— start of Source material —

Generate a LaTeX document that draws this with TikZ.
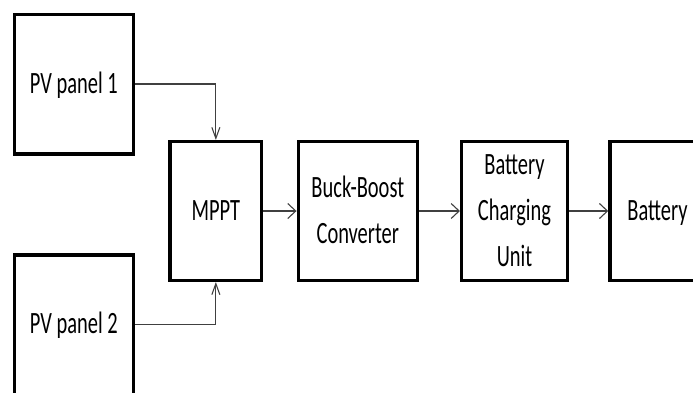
\documentclass[tikz,border=0pt]{standalone}
\usepackage{fontspec}
\setmainfont{Carlito}
\usetikzlibrary{arrows.meta}
\tikzset{
  blk/.style={draw=black, line width=3.5pt, rectangle, inner sep=0pt, fill=white,
    font=\fontsize{31}{46}\selectfont},
  hconn/.style={draw=black!75, line width=1.2pt, -{Straight Barb[length=8pt,width=15pt,line width=1.1pt]}},
  vconn/.style={draw=black!75, line width=1.2pt, -{Straight Barb[length=11pt,width=8pt,line width=1.1pt]}}
}
\newcommand{\sqtext}[1]{\scalebox{0.66}[1]{\begin{tabular}{@{}c@{}}#1\end{tabular}}}
\begin{document}
\begin{tikzpicture}[x=1pt,y=-1pt]
\useasboundingbox (0,0) rectangle (693,392);
\clip (0,0) rectangle (693,392);
\node[blk, minimum width=119pt, minimum height=139.5pt] (pv1) at (73.8,84) {\sqtext{PV panel 1}};
\node[blk, minimum width=119pt, minimum height=139.5pt] (pv2) at (73.8,324.75) {\sqtext{PV panel 2}};
\node[blk, minimum width=91.7pt, minimum height=138.6pt] (mppt) at (215.85,211) {\sqtext{MPPT}};
\node[blk, minimum width=119pt, minimum height=138.6pt] (bb) at (357.8,211) {\sqtext{Buck-Boost\\Converter}};
\node[blk, minimum width=105.6pt, minimum height=138.6pt] (bcu) at (514.5,211) {\sqtext{Battery\\Charging\\Unit}};
\node[blk, minimum width=95pt, minimum height=138.6pt] (bat) at (657.5,211) {\sqtext{Battery}};
\draw[vconn] (pv1.east) -| (mppt.north);
\draw[vconn] (pv2.east) -| (mppt.south);
\draw[hconn] (mppt) -- (bb);
\draw[hconn] (bb) -- (bcu);
\draw[hconn] (bcu) -- (bat);
\end{tikzpicture}
\end{document}
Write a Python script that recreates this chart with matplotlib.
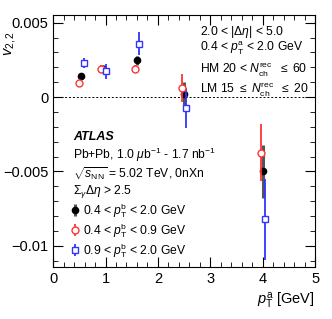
import matplotlib
matplotlib.use("Agg")
import matplotlib.pyplot as plt
from matplotlib.ticker import MultipleLocator

plt.rcParams["font.family"] = ["Liberation Sans", "DejaVu Sans"]
plt.rcParams["mathtext.fontset"] = "custom"
plt.rcParams["mathtext.rm"] = "Liberation Sans"
plt.rcParams["mathtext.it"] = "Liberation Sans:italic"
plt.rcParams["mathtext.bf"] = "Liberation Sans:bold"

# pT^b 0.4-2.0 GeV (black)
x_all = [0.53, 0.95, 1.60, 2.50, 4.00]
y_all = [0.00139, 0.00191, 0.00247, 0.00018, -0.00500]
e_all = [0.00020, 0.00022, 0.00028, 0.00080, 0.00180]

# pT^b 0.4-0.9 GeV (red)
x_low = [0.49, 0.91, 1.56, 2.46, 3.96]
y_low = [0.00097, 0.00189, 0.00188, 0.00061, -0.00374]
e_low = [0.00020, 0.00025, 0.00028, 0.00095, 0.00190]

# pT^b 0.9-2.0 GeV (blue)
x_high = [0.59, 1.01, 1.64, 2.54, 4.04]
y_high = [0.00229, 0.00173, 0.00359, -0.00074, -0.00821]
e_high = [0.00035, 0.00050, 0.00076, 0.00136, 0.00272]

fig = plt.figure(figsize=(3.32, 3.19), dpi=100)
ax = fig.add_axes([0.160, 0.163, 0.789, 0.790])

ax.axhline(0, color="black", ls=(0, (2, 2)), lw=0.7)

h1 = ax.errorbar(x_all, y_all, yerr=e_all, fmt="o", color="black", ms=4.5,
                 ecolor="#555555", elinewidth=2.2, capsize=0, zorder=3)
h2 = ax.errorbar(x_low, y_low, yerr=e_low, fmt="o", color="#ff3333", mfc="white",
                 ms=5, mew=1.0, elinewidth=1.3, capsize=0, zorder=4)
h3 = ax.errorbar(x_high, y_high, yerr=e_high, fmt="s", color="#3333ff", mfc="white",
                 ms=5, mew=1.0, elinewidth=1.3, capsize=0, zorder=4)

ax.set_xlim(0, 5)
ax.set_ylim(-0.01143, 0.00552)
ax.xaxis.set_major_locator(MultipleLocator(1))
ax.xaxis.set_minor_locator(MultipleLocator(0.2))
ax.yaxis.set_major_locator(MultipleLocator(0.005))
ax.yaxis.set_minor_locator(MultipleLocator(0.001))
ax.set_yticks([0.005, 0, -0.005, -0.01])
ax.set_yticklabels(["0.005", "0", "\u22120.005", "\u22120.01"])
ax.tick_params(which="both", direction="in", top=True, right=True, labelsize=10.5)
ax.tick_params(which="major", length=7)
ax.tick_params(which="minor", length=3.5)

ax.set_ylabel(r"$v_{2,2}$", fontsize=10.5, loc="top")
ax.yaxis.set_label_coords(-0.135, 0.937)
ax.set_xlabel(r"$p_{\mathrm{T}}^{\mathrm{a}}$ [GeV]", fontsize=10.5, loc="right")

fs = 8.7
tx = 0.56
ax.text(tx, 0.933, r"2.0 < |$\Delta\eta$| < 5.0", transform=ax.transAxes, fontsize=fs, va="center")
ax.text(tx, 0.866, r"0.4 < $p_{\mathrm{T}}^{\mathrm{a}}$ < 2.0 GeV", transform=ax.transAxes, fontsize=fs, va="center")
ax.text(tx, 0.786, r"HM 20 < $N_{\mathrm{ch}}^{\mathrm{rec}}$  $\leq$ 60", transform=ax.transAxes, fontsize=fs, va="center")
ax.text(tx, 0.708, r"LM 15 $\leq$ $N_{\mathrm{ch}}^{\mathrm{rec}}$  $\leq$ 20", transform=ax.transAxes, fontsize=fs, va="center")

lx = 0.076
ax.text(lx, 0.516, "ATLAS", transform=ax.transAxes, fontsize=9, fontweight="bold",
        fontstyle="italic", va="center")
ax.text(lx, 0.444, r"Pb+Pb, 1.0 $\mu$b$^{-1}$ - 1.7 nb$^{-1}$", transform=ax.transAxes, fontsize=fs, va="center")
ax.text(lx, 0.371, r"$\sqrt{s_{\mathrm{NN}}}$ = 5.02 TeV, 0nXn", transform=ax.transAxes, fontsize=fs, va="center")
ax.text(lx, 0.298, r"$\Sigma_{\gamma}\Delta\eta$ > 2.5", transform=ax.transAxes, fontsize=fs, va="center")

ax.legend([h1, h2, h3],
          [r"0.4 < $p_{\mathrm{T}}^{\mathrm{b}}$ < 2.0 GeV",
           r"0.4 < $p_{\mathrm{T}}^{\mathrm{b}}$ < 0.9 GeV",
           r"0.9 < $p_{\mathrm{T}}^{\mathrm{b}}$ < 2.0 GeV"],
          loc="upper left", bbox_to_anchor=(0.065, 0.262), frameon=False,
          fontsize=fs, handlelength=0.8, handletextpad=0.25, labelspacing=0.12,
          borderaxespad=0, borderpad=0)

fig.savefig("out.png", dpi=100)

— end of Source material —

## Stated problem
Make an exact copy of every record, pictures excluded.

## Answer to the problem
Generate a LaTeX document that draws this with TikZ.
\documentclass[tikz,border=0pt]{standalone}
\usepackage{fontspec}
\setmainfont{Carlito}
\usetikzlibrary{arrows.meta}
\tikzset{
  blk/.style={draw=black, line width=3.5pt, rectangle, inner sep=0pt, fill=white,
    font=\fontsize{31}{46}\selectfont},
  hconn/.style={draw=black!75, line width=1.2pt, -{Straight Barb[length=8pt,width=15pt,line width=1.1pt]}},
  vconn/.style={draw=black!75, line width=1.2pt, -{Straight Barb[length=11pt,width=8pt,line width=1.1pt]}}
}
\newcommand{\sqtext}[1]{\scalebox{0.66}[1]{\begin{tabular}{@{}c@{}}#1\end{tabular}}}
\begin{document}
\begin{tikzpicture}[x=1pt,y=-1pt]
\useasboundingbox (0,0) rectangle (693,392);
\clip (0,0) rectangle (693,392);
\node[blk, minimum width=119pt, minimum height=139.5pt] (pv1) at (73.8,84) {\sqtext{PV panel 1}};
\node[blk, minimum width=119pt, minimum height=139.5pt] (pv2) at (73.8,324.75) {\sqtext{PV panel 2}};
\node[blk, minimum width=91.7pt, minimum height=138.6pt] (mppt) at (215.85,211) {\sqtext{MPPT}};
\node[blk, minimum width=119pt, minimum height=138.6pt] (bb) at (357.8,211) {\sqtext{Buck-Boost\\Converter}};
\node[blk, minimum width=105.6pt, minimum height=138.6pt] (bcu) at (514.5,211) {\sqtext{Battery\\Charging\\Unit}};
\node[blk, minimum width=95pt, minimum height=138.6pt] (bat) at (657.5,211) {\sqtext{Battery}};
\draw[vconn] (pv1.east) -| (mppt.north);
\draw[vconn] (pv2.east) -| (mppt.south);
\draw[hconn] (mppt) -- (bb);
\draw[hconn] (bb) -- (bcu);
\draw[hconn] (bcu) -- (bat);
\end{tikzpicture}
\end{document}
Write a Python script that recreates this chart with matplotlib.
import matplotlib
matplotlib.use("Agg")
import matplotlib.pyplot as plt
from matplotlib.ticker import MultipleLocator

plt.rcParams["font.family"] = ["Liberation Sans", "DejaVu Sans"]
plt.rcParams["mathtext.fontset"] = "custom"
plt.rcParams["mathtext.rm"] = "Liberation Sans"
plt.rcParams["mathtext.it"] = "Liberation Sans:italic"
plt.rcParams["mathtext.bf"] = "Liberation Sans:bold"

# pT^b 0.4-2.0 GeV (black)
x_all = [0.53, 0.95, 1.60, 2.50, 4.00]
y_all = [0.00139, 0.00191, 0.00247, 0.00018, -0.00500]
e_all = [0.00020, 0.00022, 0.00028, 0.00080, 0.00180]

# pT^b 0.4-0.9 GeV (red)
x_low = [0.49, 0.91, 1.56, 2.46, 3.96]
y_low = [0.00097, 0.00189, 0.00188, 0.00061, -0.00374]
e_low = [0.00020, 0.00025, 0.00028, 0.00095, 0.00190]

# pT^b 0.9-2.0 GeV (blue)
x_high = [0.59, 1.01, 1.64, 2.54, 4.04]
y_high = [0.00229, 0.00173, 0.00359, -0.00074, -0.00821]
e_high = [0.00035, 0.00050, 0.00076, 0.00136, 0.00272]

fig = plt.figure(figsize=(3.32, 3.19), dpi=100)
ax = fig.add_axes([0.160, 0.163, 0.789, 0.790])

ax.axhline(0, color="black", ls=(0, (2, 2)), lw=0.7)

h1 = ax.errorbar(x_all, y_all, yerr=e_all, fmt="o", color="black", ms=4.5,
                 ecolor="#555555", elinewidth=2.2, capsize=0, zorder=3)
h2 = ax.errorbar(x_low, y_low, yerr=e_low, fmt="o", color="#ff3333", mfc="white",
                 ms=5, mew=1.0, elinewidth=1.3, capsize=0, zorder=4)
h3 = ax.errorbar(x_high, y_high, yerr=e_high, fmt="s", color="#3333ff", mfc="white",
                 ms=5, mew=1.0, elinewidth=1.3, capsize=0, zorder=4)

ax.set_xlim(0, 5)
ax.set_ylim(-0.01143, 0.00552)
ax.xaxis.set_major_locator(MultipleLocator(1))
ax.xaxis.set_minor_locator(MultipleLocator(0.2))
ax.yaxis.set_major_locator(MultipleLocator(0.005))
ax.yaxis.set_minor_locator(MultipleLocator(0.001))
ax.set_yticks([0.005, 0, -0.005, -0.01])
ax.set_yticklabels(["0.005", "0", "\u22120.005", "\u22120.01"])
ax.tick_params(which="both", direction="in", top=True, right=True, labelsize=10.5)
ax.tick_params(which="major", length=7)
ax.tick_params(which="minor", length=3.5)

ax.set_ylabel(r"$v_{2,2}$", fontsize=10.5, loc="top")
ax.yaxis.set_label_coords(-0.135, 0.937)
ax.set_xlabel(r"$p_{\mathrm{T}}^{\mathrm{a}}$ [GeV]", fontsize=10.5, loc="right")

fs = 8.7
tx = 0.56
ax.text(tx, 0.933, r"2.0 < |$\Delta\eta$| < 5.0", transform=ax.transAxes, fontsize=fs, va="center")
ax.text(tx, 0.866, r"0.4 < $p_{\mathrm{T}}^{\mathrm{a}}$ < 2.0 GeV", transform=ax.transAxes, fontsize=fs, va="center")
ax.text(tx, 0.786, r"HM 20 < $N_{\mathrm{ch}}^{\mathrm{rec}}$  $\leq$ 60", transform=ax.transAxes, fontsize=fs, va="center")
ax.text(tx, 0.708, r"LM 15 $\leq$ $N_{\mathrm{ch}}^{\mathrm{rec}}$  $\leq$ 20", transform=ax.transAxes, fontsize=fs, va="center")

lx = 0.076
ax.text(lx, 0.516, "ATLAS", transform=ax.transAxes, fontsize=9, fontweight="bold",
        fontstyle="italic", va="center")
ax.text(lx, 0.444, r"Pb+Pb, 1.0 $\mu$b$^{-1}$ - 1.7 nb$^{-1}$", transform=ax.transAxes, fontsize=fs, va="center")
ax.text(lx, 0.371, r"$\sqrt{s_{\mathrm{NN}}}$ = 5.02 TeV, 0nXn", transform=ax.transAxes, fontsize=fs, va="center")
ax.text(lx, 0.298, r"$\Sigma_{\gamma}\Delta\eta$ > 2.5", transform=ax.transAxes, fontsize=fs, va="center")

ax.legend([h1, h2, h3],
          [r"0.4 < $p_{\mathrm{T}}^{\mathrm{b}}$ < 2.0 GeV",
           r"0.4 < $p_{\mathrm{T}}^{\mathrm{b}}$ < 0.9 GeV",
           r"0.9 < $p_{\mathrm{T}}^{\mathrm{b}}$ < 2.0 GeV"],
          loc="upper left", bbox_to_anchor=(0.065, 0.262), frameon=False,
          fontsize=fs, handlelength=0.8, handletextpad=0.25, labelspacing=0.12,
          borderaxespad=0, borderpad=0)

fig.savefig("out.png", dpi=100)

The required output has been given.